With the birth of the digital age came massive developments in reverb. The once innovative concept of synthesizing space through plates and springs was cast aside for digital algorithms that use feedback delay circuits to create a series of echoes that can be customized to the nth degree.
Introduced in the 1970s with the EMT 250 rack unit, digital reverb became the staple reverb in every studio almost instantly due to its compact size and functionality. It allowed you to digitally recreate any space you could think of and have full control over the parameters of said space; giving the user a level of control that plate and spring reverbs can only dream about.

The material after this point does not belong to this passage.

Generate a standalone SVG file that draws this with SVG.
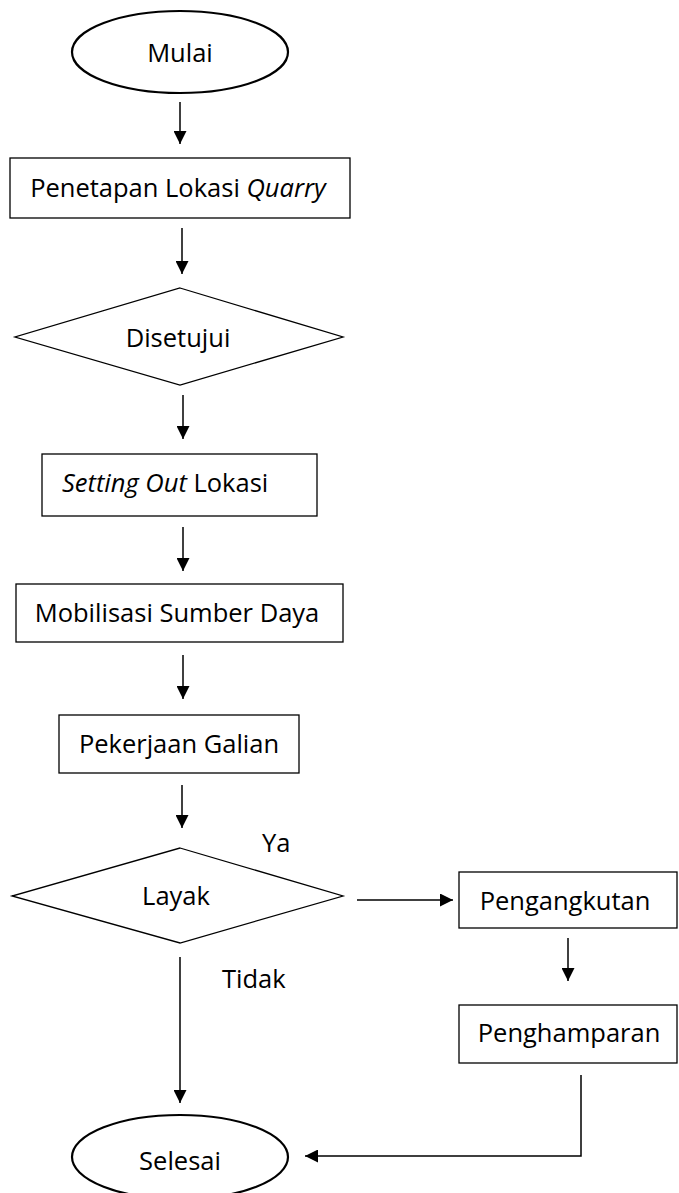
<svg xmlns="http://www.w3.org/2000/svg" width="679" height="1193" viewBox="0 0 679 1193">
  <style>
    .shape { fill: #ffffff; stroke: #000000; stroke-width: 1.3; }
    .term { fill: #ffffff; stroke: #000000; stroke-width: 2.2; }
    .label { font-family: "Open Sans", "Liberation Sans", sans-serif; font-size: 25.5px; fill: #000000; }
    .mid { text-anchor: middle; }
    .link { fill: none; stroke: #000000; stroke-width: 1.5; }
  </style>
  <defs>
    <marker id="arrow" viewBox="0 0 10 10" refX="10" refY="5" markerWidth="14" markerHeight="13" markerUnits="userSpaceOnUse" orient="auto">
      <path d="M0,0 L10,5 L0,10 Z" fill="#000000"/>
    </marker>
  </defs>

  <rect width="679" height="1193" fill="#ffffff"/>

  <g id="connectors">
    <line class="link" x1="180" y1="102" x2="180" y2="144" marker-end="url(#arrow)"/>
    <line class="link" x1="182" y1="228" x2="182" y2="274" marker-end="url(#arrow)"/>
    <line class="link" x1="183" y1="395" x2="183" y2="439" marker-end="url(#arrow)"/>
    <line class="link" x1="183" y1="527" x2="183" y2="571" marker-end="url(#arrow)"/>
    <line class="link" x1="183" y1="655" x2="183" y2="699" marker-end="url(#arrow)"/>
    <line class="link" x1="182" y1="785" x2="182" y2="828" marker-end="url(#arrow)"/>
    <line class="link" x1="357" y1="900" x2="453" y2="900" marker-end="url(#arrow)"/>
    <line class="link" x1="568" y1="938" x2="568" y2="981" marker-end="url(#arrow)"/>
    <line class="link" x1="180" y1="957" x2="180" y2="1103" marker-end="url(#arrow)"/>
    <polyline class="link" points="581,1075 581,1156 305,1156" marker-end="url(#arrow)"/>
  </g>

  <g id="mulai">
    <ellipse class="term" cx="180" cy="52" rx="108" ry="41"/>
    <text class="label mid" x="180" y="62">Mulai</text>
  </g>

  <g id="penetapan-lokasi">
    <rect class="shape" x="10" y="158" width="340" height="60"/>
    <text class="label mid" x="178" y="197">Penetapan Lokasi <tspan font-style="italic">Quarry</tspan></text>
  </g>

  <g id="disetujui">
    <polygon class="shape" points="180,288 343,337 180,385 15,337"/>
    <text class="label mid" x="178" y="347">Disetujui</text>
  </g>

  <g id="setting-out">
    <rect class="shape" x="42" y="454" width="275" height="62"/>
    <text class="label" x="62" y="492"><tspan font-style="italic">Setting Out</tspan> Lokasi</text>
  </g>

  <g id="mobilisasi">
    <rect class="shape" x="16" y="584" width="327" height="58"/>
    <text class="label mid" x="177" y="622">Mobilisasi Sumber Daya</text>
  </g>

  <g id="pekerjaan-galian">
    <rect class="shape" x="59" y="715" width="240" height="58"/>
    <text class="label mid" x="179" y="753">Pekerjaan Galian</text>
  </g>

  <g id="layak">
    <polygon class="shape" points="180,848 343,896 180,943 12,896"/>
    <text class="label mid" x="176" y="905">Layak</text>
  </g>

  <g id="pengangkutan">
    <rect class="shape" x="459" y="872" width="218" height="56"/>
    <text class="label mid" x="565" y="910">Pengangkutan</text>
  </g>

  <g id="penghamparan">
    <rect class="shape" x="459" y="1005" width="218" height="58"/>
    <text class="label mid" x="569" y="1042">Penghamparan</text>
  </g>

  <g id="selesai">
    <ellipse class="term" cx="180" cy="1157" rx="108" ry="42"/>
    <text class="label mid" x="180" y="1170">Selesai</text>
  </g>

  <g id="branch-labels">
    <text class="label" x="262" y="852">Ya</text>
    <text class="label" x="222" y="988">Tidak</text>
  </g>
</svg>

The crazy thing about digital reverb is that since is birth in the 70s it has developed further and further into a stratosphere we could never have imagined previously. With the invention of VSTs and high quality digital reverb pedals, the modern day musician can have access to pretty much any reverb they can think of AND have complete control over it. You can even get reverbs that are recreations of specific reverbs of famous rooms E.g. the Sistine Chapel! Now you try and tell me you don’t want to play the Eruption solo with some sweet Sistine Chapel verb on there, go on I’ll wait… yeah I didn’t think so.
I know that usually I do my picks one by one as I break down each subsection of the effect I’m talking about, but reverb is a bit of a tricky one when it comes to buying one type reverb pedals for two reasons; 1. More often than not reverb pedals these days are almost always digital and tend to have multiple types of reverb on them, and 2. If they are just one type of reverb they’re usually out of the price range for beginners, especially if you find one that isn’t digital, which it probably will be. So I’ve decided to stick to my budget friendly guns and give you some reverb pedal options that can allow you to try out loads of cool types of reverbs, without having to break the bank. You’re welcome.
TC Electronic Hall of Fame Mini (£72)
I’m going to start with the simplest and most affordable pedal on my list for the straight shooting players out there. The Hall of Fame mini is an immensely compact version of TC’s Hall of Fame reverb, without any of the hassle or floor
space. Its one knob fits all design suits players who are looking to add reverb to their tone in a similar way they would add reverb from an amp. However, the addition of TC’s signature Tone Print app allows users to pick and choose the reverb in their pedal by selecting it from the app and them beaming it straight into the pedal from their phone! You can’t get more futuristic than that in the guitar world, and for £72 it’s my budget reverb pick every day of the week.
Boss RV-6 (£116)
There was always going to be a Boss pedal in this list. They were the first to do it and continue to compete and dominate the affordable pedal market, and the RV-6 is no exception. Coming with eight different types of reverb, the RV-6 provides both classic and modern styles of digital reverb in an easy to use compact format. Its also got expression out which can be set to control varying parameters of the reverb if you are looking for more control. For the player who
wants classic reverb sounds and the option of slightly more control on the fly, the RV-6 is for you.
TC Electronic Hall of Fame 2 (£125)
The big brother of the HOF mini, the Hall of Fame 2 reverb provides all the great sounds of the HOF mini with far more control. It comes with eight types of reverb, and then three blank slots that allow you to save different reverbs from the Tone Print app, or ones you have designed yourself! Each reverb can be used subtly, or completely wash out your tone, the choice is yours. For the player who wants endless control at his fingertips but the option of ignoring it completely, the Hall of Fame 2 is the perfect pedal for you.